= Goal of the exercise =
Which lines of the records contain "this"? Collect every one of them.

= Entries shown =
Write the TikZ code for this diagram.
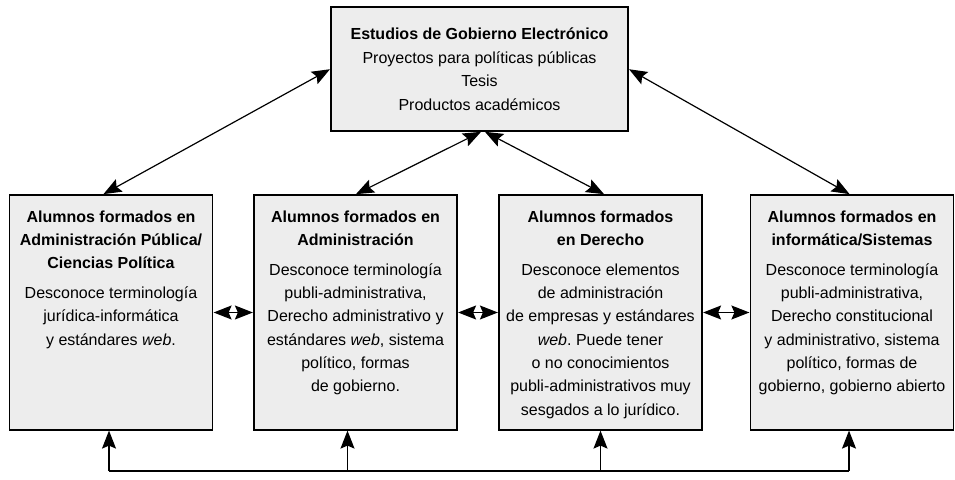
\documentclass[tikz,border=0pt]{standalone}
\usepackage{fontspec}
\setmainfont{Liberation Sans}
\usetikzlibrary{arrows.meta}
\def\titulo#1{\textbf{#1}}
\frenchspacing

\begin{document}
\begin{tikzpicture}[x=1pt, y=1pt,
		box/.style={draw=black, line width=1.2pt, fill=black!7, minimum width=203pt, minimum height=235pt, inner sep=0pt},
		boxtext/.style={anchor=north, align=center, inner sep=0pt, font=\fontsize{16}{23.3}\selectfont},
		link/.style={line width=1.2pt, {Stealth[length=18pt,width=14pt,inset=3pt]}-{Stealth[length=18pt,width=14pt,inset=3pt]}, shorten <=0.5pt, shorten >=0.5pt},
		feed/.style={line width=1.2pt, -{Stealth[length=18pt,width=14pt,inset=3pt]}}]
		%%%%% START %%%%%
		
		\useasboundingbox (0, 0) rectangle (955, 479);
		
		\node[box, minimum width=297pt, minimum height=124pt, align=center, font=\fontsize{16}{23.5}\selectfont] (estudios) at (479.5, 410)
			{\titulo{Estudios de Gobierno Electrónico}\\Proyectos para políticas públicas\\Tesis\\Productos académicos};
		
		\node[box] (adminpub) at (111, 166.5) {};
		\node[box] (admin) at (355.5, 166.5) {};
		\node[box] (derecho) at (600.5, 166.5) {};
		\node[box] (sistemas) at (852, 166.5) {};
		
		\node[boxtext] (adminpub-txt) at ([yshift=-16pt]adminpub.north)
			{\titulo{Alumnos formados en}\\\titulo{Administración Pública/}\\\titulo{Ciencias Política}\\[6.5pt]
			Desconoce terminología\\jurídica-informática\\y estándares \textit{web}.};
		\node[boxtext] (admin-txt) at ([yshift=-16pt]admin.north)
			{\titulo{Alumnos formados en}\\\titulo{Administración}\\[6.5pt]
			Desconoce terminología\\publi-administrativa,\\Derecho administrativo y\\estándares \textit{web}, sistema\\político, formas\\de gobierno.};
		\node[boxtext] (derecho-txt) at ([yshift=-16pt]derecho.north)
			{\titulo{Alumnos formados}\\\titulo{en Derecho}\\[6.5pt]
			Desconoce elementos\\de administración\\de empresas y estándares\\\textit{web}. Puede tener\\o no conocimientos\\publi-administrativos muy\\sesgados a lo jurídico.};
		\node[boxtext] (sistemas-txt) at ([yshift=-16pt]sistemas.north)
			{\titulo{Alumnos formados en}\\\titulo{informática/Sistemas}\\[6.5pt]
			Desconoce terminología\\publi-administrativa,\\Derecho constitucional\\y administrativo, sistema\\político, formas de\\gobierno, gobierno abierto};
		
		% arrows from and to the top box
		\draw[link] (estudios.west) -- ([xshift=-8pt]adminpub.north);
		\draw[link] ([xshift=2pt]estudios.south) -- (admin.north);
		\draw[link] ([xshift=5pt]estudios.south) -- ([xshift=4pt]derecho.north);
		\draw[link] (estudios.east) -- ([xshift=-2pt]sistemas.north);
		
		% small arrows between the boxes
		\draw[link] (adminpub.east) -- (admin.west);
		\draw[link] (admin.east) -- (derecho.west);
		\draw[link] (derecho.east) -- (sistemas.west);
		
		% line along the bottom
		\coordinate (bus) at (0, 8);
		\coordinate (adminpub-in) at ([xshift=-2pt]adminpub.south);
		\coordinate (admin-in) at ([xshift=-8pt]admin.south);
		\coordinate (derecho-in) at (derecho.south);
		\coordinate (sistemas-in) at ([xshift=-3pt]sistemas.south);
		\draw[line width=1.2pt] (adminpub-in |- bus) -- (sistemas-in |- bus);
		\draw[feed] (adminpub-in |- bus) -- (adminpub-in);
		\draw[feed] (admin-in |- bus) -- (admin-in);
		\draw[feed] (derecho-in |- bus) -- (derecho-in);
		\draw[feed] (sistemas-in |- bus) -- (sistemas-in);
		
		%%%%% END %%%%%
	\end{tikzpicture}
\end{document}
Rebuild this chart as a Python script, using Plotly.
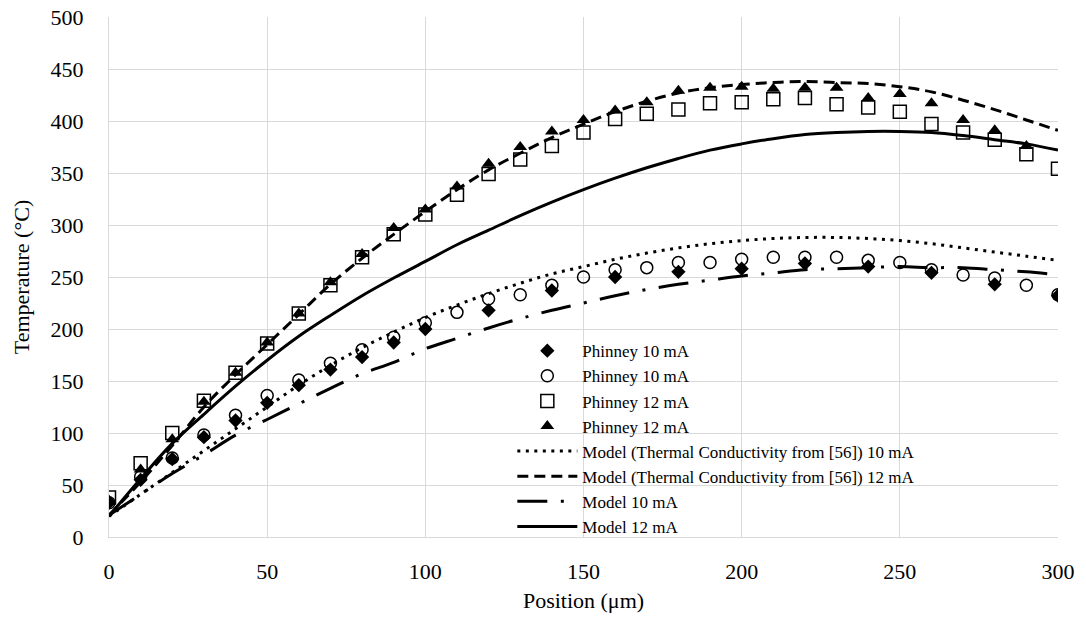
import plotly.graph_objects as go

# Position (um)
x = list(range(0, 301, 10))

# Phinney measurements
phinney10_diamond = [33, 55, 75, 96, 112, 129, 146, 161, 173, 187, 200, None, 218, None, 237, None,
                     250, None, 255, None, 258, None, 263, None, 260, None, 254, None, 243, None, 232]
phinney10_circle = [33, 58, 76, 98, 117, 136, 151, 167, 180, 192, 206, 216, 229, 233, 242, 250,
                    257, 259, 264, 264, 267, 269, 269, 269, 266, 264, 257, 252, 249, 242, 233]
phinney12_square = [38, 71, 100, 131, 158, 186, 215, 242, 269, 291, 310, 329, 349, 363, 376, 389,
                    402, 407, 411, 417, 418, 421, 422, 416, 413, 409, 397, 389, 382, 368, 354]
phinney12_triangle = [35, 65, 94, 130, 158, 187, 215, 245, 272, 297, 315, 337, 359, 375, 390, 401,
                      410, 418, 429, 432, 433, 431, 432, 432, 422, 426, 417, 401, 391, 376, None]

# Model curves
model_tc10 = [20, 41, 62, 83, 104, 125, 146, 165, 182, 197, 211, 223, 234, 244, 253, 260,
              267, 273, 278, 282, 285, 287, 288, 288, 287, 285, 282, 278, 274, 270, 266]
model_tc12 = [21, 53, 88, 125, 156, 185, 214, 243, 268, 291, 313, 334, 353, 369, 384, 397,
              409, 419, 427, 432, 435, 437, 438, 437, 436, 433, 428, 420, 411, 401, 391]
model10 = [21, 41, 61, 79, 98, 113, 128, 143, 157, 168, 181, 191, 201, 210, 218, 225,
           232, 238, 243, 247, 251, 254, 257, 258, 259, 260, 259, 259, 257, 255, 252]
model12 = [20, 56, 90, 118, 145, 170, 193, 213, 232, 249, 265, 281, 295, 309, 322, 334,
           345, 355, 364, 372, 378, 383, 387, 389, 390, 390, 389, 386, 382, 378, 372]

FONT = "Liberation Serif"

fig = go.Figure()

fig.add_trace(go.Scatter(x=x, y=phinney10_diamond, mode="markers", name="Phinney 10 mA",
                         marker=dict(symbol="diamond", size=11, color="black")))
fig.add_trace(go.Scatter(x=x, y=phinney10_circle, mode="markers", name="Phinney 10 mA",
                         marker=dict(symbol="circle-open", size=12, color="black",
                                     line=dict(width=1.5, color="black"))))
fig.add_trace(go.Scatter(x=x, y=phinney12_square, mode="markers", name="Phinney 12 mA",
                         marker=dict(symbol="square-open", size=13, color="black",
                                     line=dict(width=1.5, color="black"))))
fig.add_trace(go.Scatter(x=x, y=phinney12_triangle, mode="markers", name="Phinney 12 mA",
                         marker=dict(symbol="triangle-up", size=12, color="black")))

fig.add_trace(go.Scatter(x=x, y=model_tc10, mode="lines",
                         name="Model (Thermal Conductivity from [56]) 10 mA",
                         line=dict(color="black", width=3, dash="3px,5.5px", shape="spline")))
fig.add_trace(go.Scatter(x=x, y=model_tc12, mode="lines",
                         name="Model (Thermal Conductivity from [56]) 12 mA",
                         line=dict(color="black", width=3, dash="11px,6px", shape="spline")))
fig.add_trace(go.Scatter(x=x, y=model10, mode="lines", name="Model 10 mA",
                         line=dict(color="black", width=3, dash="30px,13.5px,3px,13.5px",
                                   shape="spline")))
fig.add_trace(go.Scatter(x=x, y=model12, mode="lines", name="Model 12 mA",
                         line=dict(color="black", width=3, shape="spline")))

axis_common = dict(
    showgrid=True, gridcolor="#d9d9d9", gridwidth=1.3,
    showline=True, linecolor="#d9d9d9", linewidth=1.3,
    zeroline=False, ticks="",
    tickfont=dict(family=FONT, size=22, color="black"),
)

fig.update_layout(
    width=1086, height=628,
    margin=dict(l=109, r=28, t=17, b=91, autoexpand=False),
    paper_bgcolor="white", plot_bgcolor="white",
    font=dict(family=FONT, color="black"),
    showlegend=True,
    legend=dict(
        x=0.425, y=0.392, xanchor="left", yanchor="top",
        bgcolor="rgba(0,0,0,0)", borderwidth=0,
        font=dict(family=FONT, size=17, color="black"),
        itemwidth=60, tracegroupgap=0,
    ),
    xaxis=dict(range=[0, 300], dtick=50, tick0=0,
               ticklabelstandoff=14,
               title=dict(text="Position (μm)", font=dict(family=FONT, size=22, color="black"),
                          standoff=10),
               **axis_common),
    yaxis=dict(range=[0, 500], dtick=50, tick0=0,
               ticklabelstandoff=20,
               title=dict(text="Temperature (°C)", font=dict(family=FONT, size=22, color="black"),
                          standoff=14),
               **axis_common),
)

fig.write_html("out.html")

= Final answer =
Write the TikZ code for this diagram.
Rebuild this chart as a Python script, using Plotly.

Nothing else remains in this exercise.